Chabrol, who died Sept. 12 at 80, directed many kinds of films, but he was most celebrated for domestic dramas that end in death (Les Bonnes Femmes, Les Biches, La Femme Infidèle, Le Boucher, La Cérémonie, Merci pour le Chocolat). Call them mere thrillers à la Hitchcock and Chabrol probably wouldn't have minded the label, for he was a scholar of the genre.

Hitchcock often told stories of men with a toxic focus on women. So did Chabrol. Like every moviegoer, he was the viewer as voyeur. A connoisseur of the sexual appraisal that men send women's way, he identified its power, sickness and high mortality rate. Looking can kill you, he suggested — unless you're a professional, like a movie director.

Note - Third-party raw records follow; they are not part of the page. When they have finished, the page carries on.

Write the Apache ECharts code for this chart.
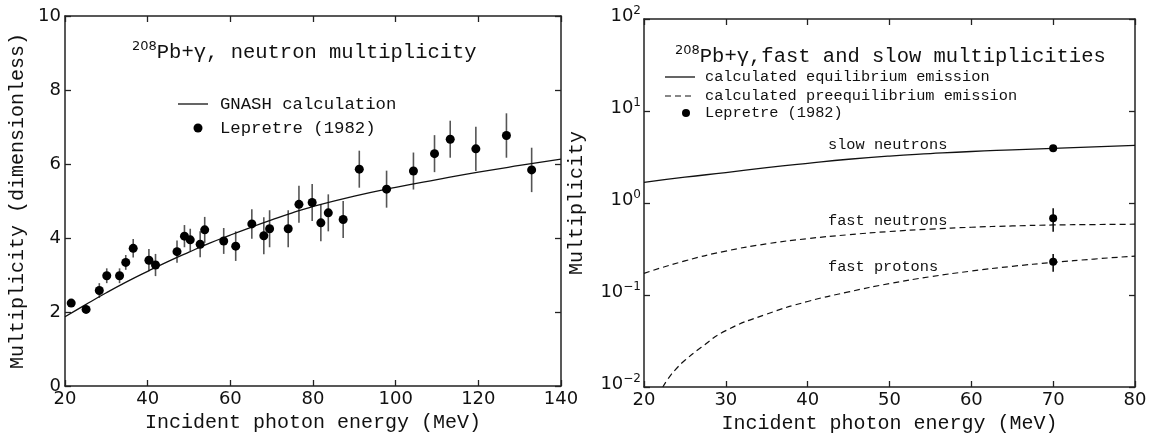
<!DOCTYPE html>
<html>
<head>
<meta charset="utf-8">
<script src="https://cdn.jsdelivr.net/npm/echarts@6/dist/echarts.min.js"></script>
<style>html,body{margin:0;padding:0;background:#fff}#c{width:1157px;height:441px}</style>
</head>
<body>
<div id="c"></div>
<script>
// ---- Left panel: neutron multiplicity ----
const leftE   = [21.5,25.1,28.3,30.1,33.2,34.7,36.5,40.3,41.9,47.1,48.9,50.3,52.7,53.8,58.4,61.3,65.2,68.1,69.5,74.0,76.6,79.8,81.9,83.7,87.3,91.2,97.8,104.3,109.4,113.2,119.4,126.8,132.9];
const leftM   = [2.24,2.07,2.58,2.98,2.98,3.34,3.72,3.40,3.27,3.63,4.05,3.95,3.83,4.22,3.92,3.78,4.38,4.06,4.25,4.25,4.91,4.96,4.41,4.68,4.50,5.86,5.32,5.81,6.28,6.67,6.41,6.77,5.84];
const leftErr = [0.10,0.10,0.20,0.20,0.20,0.20,0.25,0.30,0.30,0.30,0.30,0.30,0.35,0.35,0.35,0.40,0.40,0.50,0.50,0.50,0.50,0.50,0.50,0.50,0.50,0.50,0.50,0.50,0.50,0.50,0.60,0.60,0.60];
const gnashE  = [20,25,30,35,40,45,50,55,60,65,70,75,80,90,100,110,120,130,140];
const gnashM  = [1.87,2.20,2.52,2.82,3.10,3.37,3.62,3.86,4.08,4.29,4.49,4.68,4.85,5.13,5.37,5.58,5.78,5.96,6.13];
const leftXTicks = [20,40,60,80,100,120,140];
const leftYTicks = [0,2,4,6,8,10];

// ---- Right panel: fast and slow multiplicities ----
const curveE  = [20,25,30,35,40,45,50,55,60,65,70,75,80];
const slowN   = [1.68,1.91,2.14,2.42,2.70,2.99,3.24,3.44,3.63,3.78,3.93,4.08,4.24];
const fastN   = [0.172,0.235,0.300,0.360,0.410,0.452,0.490,0.520,0.545,0.563,0.577,0.583,0.588];
const protonE = [22.3,23,24,25,27,30,35,40,45,50,55,60,65,70,75,80];
const fastP   = [0.010,0.0125,0.0160,0.0195,0.027,0.041,0.062,0.085,0.108,0.133,0.158,0.182,0.205,0.226,0.246,0.265];
const ptE     = [70,70,70];
const ptM     = [3.93,0.682,0.230];
const ptLow   = [3.93,0.488,0.179];
const ptHigh  = [3.93,0.875,0.279];
const rightXTicks = [20,30,40,50,60,70,80];

const zip = (a,b) => a.map((v,i)=>[v,b[i]]);
const MONO = '"Liberation Mono", "Courier New", monospace';
const SANS = '"DejaVu Sans", sans-serif';
const AX = '#222';

function errRender(color){
  return function(params, api){
    const x = api.value(0), lo = api.value(1), hi = api.value(2);
    const p1 = api.coord([x, lo]), p2 = api.coord([x, hi]);
    return {type:'line', shape:{x1:p1[0],y1:p1[1],x2:p2[0],y2:p2[1]}, style:{stroke:color, lineWidth:1.6}};
  };
}

function xAx(grid, min, max, interval, pos, show, name){
  return {
    gridIndex:grid, type:'value', min:min, max:max, interval:interval, position:pos,
    axisLine:{show:true, onZero:false, lineStyle:{color:AX, width:1.5}},
    axisTick:{show:true, inside:true, length:6, lineStyle:{color:AX, width:1.3}},
    axisLabel:{show:show, margin:4, fontFamily:SANS, fontSize:18, color:'#111'},
    splitLine:{show:false},
    name: show ? name : '', nameLocation:'middle', nameGap:27,
    nameTextStyle:{fontFamily:MONO, fontSize:20, color:'#111'}
  };
}

const supMap = {'2':'2','1':'1','0':'0','-1':'\u22121','-2':'\u22122'};
const titleRich = {
  s:{fontFamily:SANS, fontSize:13, fontWeight:'normal', verticalAlign:'top', lineHeight:14, color:'#111'},
  m:{fontFamily:MONO, fontSize:20.5, fontWeight:'normal', lineHeight:26, color:'#111'}
};

const option = {
  backgroundColor:'#fff',
  animation:false,
  title:[
    {left:127, top:35, text:'{s|208}{m|Pb+\u03b3, neutron multiplicity}',
     textStyle:{fontWeight:'normal', rich:titleRich}},
    {left:670, top:39, text:'{s|208}{m|Pb+\u03b3,fast and slow multiplicities}',
     textStyle:{fontWeight:'normal', rich:titleRich}}
  ],
  grid:[
    {left:65, top:16, width:496, height:370, outerBoundsMode:'none', containLabel:false},
    {left:644, top:19, width:491, height:368, outerBoundsMode:'none', containLabel:false}
  ],
  xAxis:[
    xAx(0,20,140,20,'bottom',true,'Incident photon energy (MeV)'),
    xAx(0,20,140,20,'top',false,''),
    xAx(1,20,80,10,'bottom',true,'Incident photon energy (MeV)'),
    xAx(1,20,80,10,'top',false,'')
  ],
  yAxis:[
    {gridIndex:0, type:'value', min:0, max:10, interval:2, position:'left',
     axisLine:{show:true, onZero:false, lineStyle:{color:AX, width:1.5}},
     axisTick:{show:true, inside:true, length:6, lineStyle:{color:AX, width:1.3}},
     axisLabel:{margin:4, fontFamily:SANS, fontSize:18, color:'#111', verticalAlign:'middle', padding:[0,0,6,0]},
     splitLine:{show:false},
     name:'Multiplicity (dimensionless)', nameLocation:'middle', nameGap:37, nameRotate:90,
     nameTextStyle:{fontFamily:MONO, fontSize:20, color:'#111'}},
    {gridIndex:0, type:'value', min:0, max:10, interval:2, position:'right',
     axisLine:{show:true, onZero:false, lineStyle:{color:AX, width:1.5}},
     axisTick:{show:true, inside:true, length:6, lineStyle:{color:AX, width:1.3}},
     axisLabel:{show:false}, splitLine:{show:false}},
    {gridIndex:1, type:'log', logBase:10, min:0.01, max:100, position:'left',
     axisLine:{show:true, onZero:false, lineStyle:{color:AX, width:1.5}},
     axisTick:{show:true, inside:true, length:6, lineStyle:{color:AX, width:1.3}},
     minorTick:{show:false},
     axisLabel:{margin:3, color:'#111', verticalAlign:'middle', padding:[0,0,6,0],
       formatter:function(v){ const e = Math.round(Math.log10(v)); return '{b|10}{s|' + supMap[String(e)] + '}'; },
       rich:{b:{fontFamily:SANS, fontSize:18, lineHeight:22, color:'#111'},
             s:{fontFamily:SANS, fontSize:12, lineHeight:12, verticalAlign:'top', color:'#111'}}},
     splitLine:{show:false},
     name:'Multiplicity', nameLocation:'middle', nameGap:57, nameRotate:90,
     nameTextStyle:{fontFamily:MONO, fontSize:20, color:'#111'}},
    {gridIndex:1, type:'log', logBase:10, min:0.01, max:100, position:'right',
     axisLine:{show:true, onZero:false, lineStyle:{color:AX, width:1.5}},
     axisTick:{show:true, inside:true, length:6, lineStyle:{color:AX, width:1.3}},
     minorTick:{show:false},
     axisLabel:{show:false}, splitLine:{show:false}}
  ],
  series:[
    {name:'GNASH calculation', type:'line', xAxisIndex:0, yAxisIndex:0, data:zip(gnashE,gnashM),
     symbol:'none', smooth:true, lineStyle:{color:'#111', width:1.3}, z:3},
    {name:'Lepretre (1982) errors', type:'custom', xAxisIndex:0, yAxisIndex:0,
     data:leftE.map((e,i)=>[e, leftM[i]-leftErr[i], leftM[i]+leftErr[i]]),
     encode:{x:0, y:[1,2]}, renderItem:errRender('#555'), z:2},
    {name:'Lepretre (1982)', type:'scatter', xAxisIndex:0, yAxisIndex:0, data:zip(leftE,leftM),
     symbol:'circle', symbolSize:9, itemStyle:{color:'#000', opacity:1}, z:4},

    {name:'slow neutrons', type:'line', xAxisIndex:2, yAxisIndex:2, data:zip(curveE,slowN),
     symbol:'none', smooth:true, lineStyle:{color:'#111', width:1.3}, z:3},
    {name:'fast neutrons', type:'line', xAxisIndex:2, yAxisIndex:2, data:zip(curveE,fastN),
     symbol:'none', smooth:true, lineStyle:{color:'#111', width:1.2, type:[6,4]}, z:3},
    {name:'fast protons', type:'line', xAxisIndex:2, yAxisIndex:2, data:zip(protonE,fastP),
     symbol:'none', smooth:true, lineStyle:{color:'#111', width:1.2, type:[6,4]}, z:3},
    {name:'Lepretre (1982) right errors', type:'custom', xAxisIndex:2, yAxisIndex:2,
     data:ptE.map((e,i)=>[e, ptLow[i], ptHigh[i]]),
     encode:{x:0, y:[1,2]}, renderItem:errRender('#111'), z:2},
    {name:'Lepretre (1982) right', type:'scatter', xAxisIndex:2, yAxisIndex:2, data:zip(ptE,ptM),
     symbol:'circle', symbolSize:8, itemStyle:{color:'#000', opacity:1}, z:4}
  ],
  graphic:[
    // left legend
    {type:'line', shape:{x1:178,y1:104,x2:208,y2:104}, style:{stroke:'#111', lineWidth:1.3}},
    {type:'text', x:220, y:104, style:{text:'GNASH calculation', font:'17.3px '+MONO, fill:'#111', textAlign:'left', textVerticalAlign:'middle'}},
    {type:'circle', shape:{cx:198, cy:128, r:4.5}, style:{fill:'#000'}},
    {type:'text', x:220, y:128, style:{text:'Lepretre (1982)', font:'17.3px '+MONO, fill:'#111', textAlign:'left', textVerticalAlign:'middle'}},
    // right legend
    {type:'line', shape:{x1:665,y1:77,x2:695,y2:77}, style:{stroke:'#111', lineWidth:1.3}},
    {type:'text', x:705, y:77, style:{text:'calculated equilibrium emission', font:'15.3px '+MONO, fill:'#111', textAlign:'left', textVerticalAlign:'middle'}},
    {type:'line', shape:{x1:665,y1:96,x2:695,y2:96}, style:{stroke:'#111', lineWidth:1.2, lineDash:[6,4]}},
    {type:'text', x:705, y:96, style:{text:'calculated preequilibrium emission', font:'15.3px '+MONO, fill:'#111', textAlign:'left', textVerticalAlign:'middle'}},
    {type:'circle', shape:{cx:686, cy:113, r:4}, style:{fill:'#000'}},
    {type:'text', x:705, y:113, style:{text:'Lepretre (1982)', font:'15.3px '+MONO, fill:'#111', textAlign:'left', textVerticalAlign:'middle'}},
    // curve labels
    {type:'text', x:828, y:145, style:{text:'slow neutrons', font:'15.3px '+MONO, fill:'#111', textAlign:'left', textVerticalAlign:'middle'}},
    {type:'text', x:828, y:221, style:{text:'fast neutrons', font:'15.3px '+MONO, fill:'#111', textAlign:'left', textVerticalAlign:'middle'}},
    {type:'text', x:828, y:267, style:{text:'fast protons', font:'15.3px '+MONO, fill:'#111', textAlign:'left', textVerticalAlign:'middle'}}
  ]
};

const chart = echarts.init(document.getElementById('c'), null, {renderer:'canvas'});
chart.setOption(option);
</script>
</body>
</html>
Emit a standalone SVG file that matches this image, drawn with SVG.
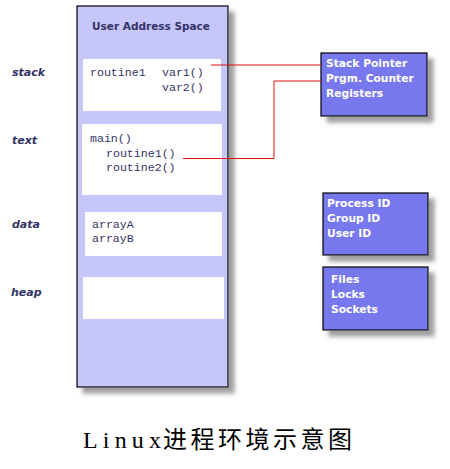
<svg xmlns="http://www.w3.org/2000/svg" width="450" height="469" viewBox="0 0 450 469">
  <defs>
    <filter id="shadow" x="-20%" y="-20%" width="150%" height="150%">
      <feGaussianBlur in="SourceAlpha" stdDeviation="2"/>
      <feOffset dx="6" dy="6" result="b"/>
      <feFlood flood-color="#888888" flood-opacity="0.8"/>
      <feComposite in2="b" operator="in" result="s"/>
      <feMerge><feMergeNode in="s"/><feMergeNode in="SourceGraphic"/></feMerge>
    </filter>
  </defs>
  <style>
    .space { fill: #c6c6fa; stroke: #000; stroke-width: 1.2; }
    .seg { fill: #ffffff; stroke: none; }
    .blue { fill: #7878ee; stroke: #000; stroke-width: 1.2; }
    .lbl { font-family: "DejaVu Sans", Verdana, sans-serif; font-weight: bold; font-style: italic; font-size: 11px; fill: #333366; }
    .hdr { font-family: "DejaVu Sans", Verdana, sans-serif; font-weight: bold; font-size: 10.5px; fill: #333366; }
    .code { font-family: "Liberation Mono", "Courier New", monospace; font-size: 11.6px; fill: #333366; }
    .wt { font-family: "DejaVu Sans", Verdana, sans-serif; font-weight: bold; font-size: 10.7px; fill: #ffffff; }
    .conn { fill: none; stroke: #dd1111; stroke-width: 1; }
    .title { font-family: "Liberation Serif", "Noto Sans CJK SC", serif; font-size: 24px; fill: #000; }
  </style>
  <rect width="450" height="469" fill="#ffffff"/>

  <g id="address-space">
    <rect class="space" x="77" y="6" width="151" height="381" filter="url(#shadow)"/>
    <text class="hdr" x="151" y="30" text-anchor="middle">User Address Space</text>
  </g>

  <g id="stack">
    <text class="lbl" x="12" y="76">stack</text>
    <rect class="seg" x="83" y="59" width="138" height="52"/>
    <text class="code" x="90" y="76">routine1</text>
    <text class="code" x="162" y="76">var1()</text>
    <text class="code" x="162" y="91">var2()</text>
  </g>

  <g id="text">
    <text class="lbl" x="12" y="144">text</text>
    <rect class="seg" x="82" y="124" width="140" height="71"/>
    <text class="code" x="90" y="142">main()</text>
    <text class="code" x="106" y="157">routine1()</text>
    <text class="code" x="106" y="171">routine2()</text>
  </g>

  <g id="data">
    <text class="lbl" x="12" y="228">data</text>
    <rect class="seg" x="85" y="212" width="137" height="44"/>
    <text class="code" x="92" y="228">arrayA</text>
    <text class="code" x="92" y="242">arrayB</text>
  </g>

  <g id="heap">
    <text class="lbl" x="11" y="296">heap</text>
    <rect class="seg" x="83" y="277" width="141" height="42"/>
  </g>

  <g id="registers">
    <rect class="blue" x="321" y="53" width="106" height="63" filter="url(#shadow)"/>
    <text class="wt" x="326" y="67">Stack Pointer</text>
    <text class="wt" x="326" y="82">Prgm. Counter</text>
    <text class="wt" x="326" y="97">Registers</text>
  </g>

  <g id="ids">
    <rect class="blue" x="323" y="193" width="105" height="62" filter="url(#shadow)"/>
    <text class="wt" x="327" y="207">Process ID</text>
    <text class="wt" x="327" y="222">Group ID</text>
    <text class="wt" x="327" y="237">User ID</text>
  </g>

  <g id="resources">
    <rect class="blue" x="323" y="267" width="105" height="63" filter="url(#shadow)"/>
    <text class="wt" x="331" y="283">Files</text>
    <text class="wt" x="331" y="298">Locks</text>
    <text class="wt" x="331" y="313">Sockets</text>
  </g>

  <g id="connectors">
    <polyline class="conn" points="211,65 321,65"/>
    <polyline class="conn" points="183,158.5 274,158.5 274,81 321,81"/>
  </g>

  <g id="caption">
    <text class="title" y="448"><tspan x="83" textLength="78" lengthAdjust="spacing">Linux</tspan><tspan x="163" textLength="189" lengthAdjust="spacing">进程环境示意图</tspan></text>
  </g>
</svg>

Upon his death in Paris, Chabrol — who directed more than 55 feature films, from 1958's Le Beau Serge to last year's Bellamy — was lionized as a founding father of that late-'50s film explosion known as the new wave, which included such giants as François Truffaut, Jean-Luc Godard, Eric Rohmer and Alain Resnais. One of the wonders of the Cahiers wunderkinder is that they started with a bang and stayed at it for so long. But none of these greats had a career as placidly productive as Chabrol's or as dedicated to making "serious things" the stuff of wickedly entertaining art.